I fully agree with Prof. Jeffrey Schnapp. The physicality of the object is the physicality of the object, and it can be translated into an image through an interpretative link. As the curator of the Contà gion exhibition, I cannot ignore the power – aesthetic, material, evocative – of the document, the painting, the object of material culture “alive and well” in front of our eyes. It brings with it, in the direct experience of it, something irreducible and untranslatable. But it is still possible, and indeed, as today, necessary, to work precisely on the interpretation and representation of that irreducibility. The museum of the future, as well as the art of displaying in the future, cannot but pass through this challenge. It is a challenge as difficult as it is stimulating, which expands, in the field of museology but not only, the expressive potential to be brought into play.
What “idea” of exhibition did you have in mind? Is there any aspect of the exhibition project that proved unfeasible?
The idea is the one I have tried to describe so far: solid preliminary research; not simplifying the complex but making it comprehensible in its complexity; dialogue between languages; dialogue between eras.
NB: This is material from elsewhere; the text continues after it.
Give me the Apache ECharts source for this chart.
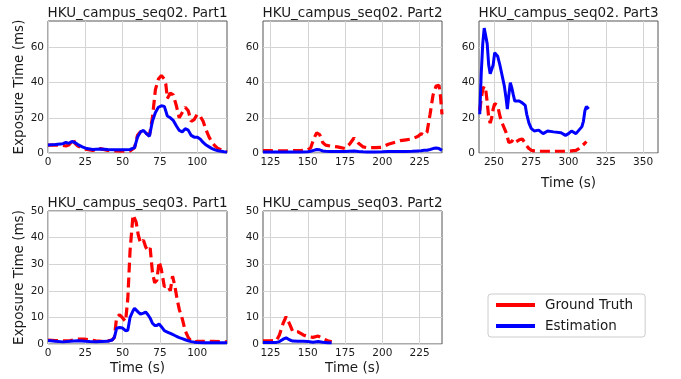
<!DOCTYPE html>
<html>
<head>
<meta charset="utf-8">
<script src="https://cdn.jsdelivr.net/npm/echarts@6/dist/echarts.min.js"></script>
<style>
html, body { margin: 0; padding: 0; background: #fff; }
#chart { width: 681px; height: 379px; }
</style>
</head>
<body>
<div id="chart"></div>
<script>
// seq02 Part1
const s02p1Time = [0, 5, 10, 12, 14, 16, 17, 18, 20, 23, 26, 30, 35, 40, 45, 50, 55, 58, 60, 62, 64, 66, 68, 70, 72, 74, 76, 78, 79, 80, 82, 84, 86, 88, 90, 92, 94, 96, 98, 100, 102, 104, 106, 108, 110, 112, 114, 116, 118, 120]
const s02p1Truth = [4.5, 4.5, 4.3, 4, 4.5, 6.5, 8, 5.5, 4, 2.8, 2, 1.5, 2.5, 1.5, 1.2, 1, 1.2, 3, 10, 12, 12.5, 11, 10, 20, 36, 42, 44, 42, 39, 31, 34, 33, 27, 20, 23, 26, 24, 18, 19, 22, 21, 18, 13, 9, 6, 4, 2.5, 1.8, 1, 0.6]
const s02p1Est = [4.5, 4.8, 5.3, 6, 5.5, 6.5, 7, 6, 4.8, 3.5, 2.5, 2, 2.3, 2, 1.8, 1.8, 2, 3, 9, 12, 12.8, 11, 9.5, 18, 23, 26, 26.8, 26.5, 25.5, 21, 20, 18.5, 15.5, 12.8, 12, 13.8, 13, 10, 9, 9, 8, 6, 4.5, 3.5, 2.5, 1.8, 1.3, 1, 0.7, 0.5]

// seq02 Part2
const s02p2Time = [120, 125, 130, 135, 140, 145, 150, 152, 154, 156, 158, 160, 162, 165, 170, 175, 178, 181, 184, 187, 190, 195, 200, 204, 208, 212, 216, 220, 224, 226, 228, 230, 232, 234, 236, 238, 239, 240]
const s02p2Truth = [1.3, 1.3, 1.2, 1.2, 1.3, 1.3, 1.8, 3, 8, 11.5, 10.5, 6, 4.5, 4, 3.5, 2.5, 5, 8.5, 5.5, 3.5, 3, 3, 3.3, 5, 6, 7, 7.5, 8, 9.5, 11, 10, 12, 22, 33, 38, 38.5, 32, 22]
const s02p2Est = [0.6, 0.6, 0.5, 0.5, 0.5, 0.5, 0.7, 1, 1.5, 2, 1.8, 1.2, 1, 0.9, 0.8, 0.8, 1, 1.2, 0.9, 0.7, 0.6, 0.6, 0.7, 0.8, 0.8, 0.9, 0.9, 1, 1.2, 1.3, 1.5, 1.6, 2, 2.5, 2.8, 2.5, 2, 1.5]

// seq02 Part3
const s02p3Time = [240.5, 241.5, 242.5, 243.5, 244.5, 245.5, 246.5, 247.5, 248.5, 249.5, 250.5, 251.5, 252.5, 254, 255.5, 257, 258, 259, 260, 261, 262, 263, 264, 265, 267, 269, 270, 271, 272, 273.5, 275, 277, 280, 283, 286, 290, 295, 298, 300, 302, 305, 307, 309, 310, 311, 312, 313.5]
const s02p3Truth = [24, 31, 36, 38, 36, 29, 20, 17, 20, 25, 28, 29, 27, 21, 17, 14, 12, 9, 6, 5, 6.5, 8, 7.5, 6.5, 7.5, 8, 7, 5.5, 4, 2.5, 1.5, 1.2, 1, 1, 1, 1, 1, 1, 1, 1.2, 1.5, 2.5, 4, 5, 5.5, 6.5, null]
const s02p3Est = [22, 45, 62, 71, 71, 62, 50, 45, 44, 50, 57, 58, 55, 50, 44, 38, 32, 25, 33, 40, 37, 33, 29.5, 29, 29.5, 28.5, 29, 27, 22, 17, 14, 12.5, 13, 11, 12.5, 12, 11.5, 10, 11, 12.5, 11, 13, 15, 18, 24, 26.5, 25]

// seq03 Part1
const s03p1Time = [0, 5, 10, 15, 20, 25, 28, 32, 36, 40, 43, 44.5, 46, 48, 50, 52, 53.5, 55, 57, 58, 59, 60.5, 62, 64, 65.5, 67, 68.5, 70, 71.5, 73, 74.5, 76, 78, 80, 82, 83.5, 85, 86.5, 88, 90, 92, 94, 96, 98, 100, 105, 110, 115, 120]
const s03p1Truth = [1.5, 1.3, 1.2, 1.3, 1.8, 1.8, 1.5, 1.2, 1, 1.2, 1.5, 2.5, 10, 11, 9.8, 8.5, 17, 35, 48.5, 49, 46, 41, 38, 39, 36.5, 35, 36, 27, 23, 24, 31, 28, 21.5, 22, 20, 25.5, 22, 17, 13, 9.5, 5, 2.5, 1, 0.8, 1, 1, 1, 0.9, 0.8]
const s03p1Est = [1.3, 1, 0.8, 1, 1.2, 1, 0.9, 0.8, 0.9, 1, 1.5, 2.5, 5.9, 6.2, 6, 5, 5.2, 10, 12.5, 13.4, 13.2, 12, 11.2, 11.6, 12, 11, 9.7, 7.8, 7, 7, 7.5, 6.5, 5, 4.5, 4, 3.6, 3.2, 2.8, 2.4, 2, 1.6, 1.2, 0.9, 0.7, 0.6, 0.5, 0.5, 0.5, 0.5]

// seq03 Part2
const s03p2Time = [120, 125, 129, 131, 133.5, 135.5, 138, 140, 143.5, 147, 150, 153.5, 157, 160, 163.5, 166]
const s03p2Truth = [1.2, 1.2, 1.3, 3.4, 7.8, 10.3, 7.3, 4.6, 4.6, 3.4, 2.8, 2.5, 3, 2, 1.2, 0.8]
const s03p2Est = [0.6, 0.6, 0.6, 0.9, 1.8, 2.3, 1.5, 1.1, 1, 1, 0.9, 0.7, 0.9, 0.7, 0.5, 0.5]

// tick labels
const xTicksA = [0, 25, 50, 75, 100]
const xTicksB = [125, 150, 175, 200, 225]
const xTicksC = [250, 275, 300, 325, 350]
const yTicksTop = [0, 20, 40, 60]
const yTicksBottom = [0, 10, 20, 30, 40, 50]

const titles = ['HKU_campus_seq02. Part1', 'HKU_campus_seq02. Part2', 'HKU_campus_seq02. Part3', 'HKU_campus_seq03. Part1', 'HKU_campus_seq03. Part2']

const panels = [
  { time: s02p1Time, truth: s02p1Truth, est: s02p1Est, xMin: 0, xMax: 120, xTicks: xTicksA, yMax: 75, yTicks: yTicksTop, yName: true, xName: false },
  { time: s02p2Time, truth: s02p2Truth, est: s02p2Est, xMin: 120, xMax: 240, xTicks: xTicksB, yMax: 75, yTicks: yTicksTop, yName: false, xName: false },
  { time: s02p3Time, truth: s02p3Truth, est: s02p3Est, xMin: 240, xMax: 360, xTicks: xTicksC, yMax: 75, yTicks: yTicksTop, yName: false, xName: true },
  { time: s03p1Time, truth: s03p1Truth, est: s03p1Est, xMin: 0, xMax: 120, xTicks: xTicksA, yMax: 50, yTicks: yTicksBottom, yName: true, xName: true },
  { time: s03p2Time, truth: s03p2Truth, est: s03p2Est, xMin: 120, xMax: 240, xTicks: xTicksB, yMax: 50, yTicks: yTicksBottom, yName: false, xName: true },
]

// grid boxes (px)
const boxes = [
  { left: 48, top: 21, width: 179, height: 132 },
  { left: 263, top: 21, width: 179, height: 132 },
  { left: 479, top: 21, width: 179, height: 132 },
  { left: 48, top: 211, width: 179, height: 133 },
  { left: 263, top: 211, width: 179, height: 133 },
]

const FONT = 'DejaVu Sans'
const TXT = '#1a1a1a'

const pairs = (t, v) => t.map((x, i) => [x, v[i]])

const chart = echarts.init(document.getElementById('chart'), null, { renderer: 'canvas' })

const grid = boxes.map(b => ({
  left: b.left, top: b.top, width: b.width, height: b.height,
  show: true, borderColor: '#555', borderWidth: 1, backgroundColor: '#fff',
}))

const xAxis = panels.map((p, i) => ({
  type: 'value', gridIndex: i, min: p.xMin, max: p.xMax,
  name: p.xName ? 'Time (s)' : '',
  nameLocation: 'middle', nameGap: i === 2 ? 23 : 17,
  nameTextStyle: { fontFamily: FONT, fontSize: 13.5, color: TXT },
  axisLine: { show: false },
  axisTick: { show: false, customValues: p.xTicks },
  axisLabel: { customValues: p.xTicks, fontFamily: FONT, fontSize: 10.5, color: TXT, margin: 4 },
  splitLine: { show: true, lineStyle: { color: '#d4d4d4', width: 1 } },
}))

const yAxis = panels.map((p, i) => ({
  type: 'value', gridIndex: i, min: 0, max: p.yMax,
  name: p.yName ? 'Exposure Time (ms)' : '',
  nameLocation: 'middle', nameGap: 22, nameRotate: 90,
  nameTextStyle: { fontFamily: FONT, fontSize: 13.5, color: TXT },
  axisLine: { show: false },
  axisTick: { show: false, customValues: p.yTicks },
  axisLabel: { customValues: p.yTicks, fontFamily: FONT, fontSize: 10.5, color: TXT, margin: 4 },
  splitLine: { show: true, lineStyle: { color: '#d4d4d4', width: 1 } },
}))

const series = []
panels.forEach((p, i) => {
  series.push({
    name: 'Ground Truth', type: 'line', xAxisIndex: i, yAxisIndex: i,
    data: pairs(p.time, p.truth), showSymbol: false, symbol: 'none', z: 2,
    color: '#ff0000',
    lineStyle: { color: '#ff0000', width: 3.2, type: [10, 5] },
  })
  series.push({
    name: 'Estimation', type: 'line', xAxisIndex: i, yAxisIndex: i,
    data: pairs(p.time, p.est), showSymbol: false, symbol: 'none', z: 3,
    color: '#0000ff',
    lineStyle: { color: '#0000ff', width: 3 },
  })
})

const graphic = boxes.map((b, i) => ({
  type: 'text',
  x: b.left + b.width / 2,
  y: b.top - 8,
  style: {
    text: titles[i], fontFamily: FONT, fontSize: 13.5, fill: TXT,
    textAlign: 'center', textVerticalAlign: 'middle',
  },
}))

chart.setOption({
  animation: false,
  backgroundColor: '#fff',
  grid, xAxis, yAxis, series, graphic,
  legend: {
    data: [
      { name: 'Ground Truth', itemStyle: { color: '#ff0000' } },
      { name: 'Estimation', itemStyle: { color: '#0000ff' } },
    ],
    orient: 'vertical', left: 488, top: 294,
    icon: 'rect', itemWidth: 39, itemHeight: 4, itemGap: 7,
    borderColor: '#ccc', borderWidth: 1, borderRadius: 3,
    padding: [4, 12, 4, 8],
    textStyle: { fontFamily: FONT, fontSize: 13.5, color: TXT, padding: [0, 0, 0, 5] },
  },
})
</script>
</body>
</html>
Any unworkable and unrealized aspects? More than one. I would have liked to have had on display the original of a painting that we could only have had in reproduction, I mean the Ideal City of the Gemäldegalerie of Berlin, attributed by some to Francesco di Giorgio Martini. To have a few more resources available for promotion and communication.
The exhibition will remain on display until next June 27. Given the anti-Covid 19 restrictions in force, is it likely that the duration of “Contagio” will be extended, or will the exhibition be shown again in the not too distant future?
The hope that the exhibition could be “moved” in the near future in some other location of the territory is not lacking. Unfortunately, at the moment, there are no possible extensions. According to the law, archival documents have a maximum exposure time for their preservation. They must go back to rest in the dark. Too bad, but it’s only fair.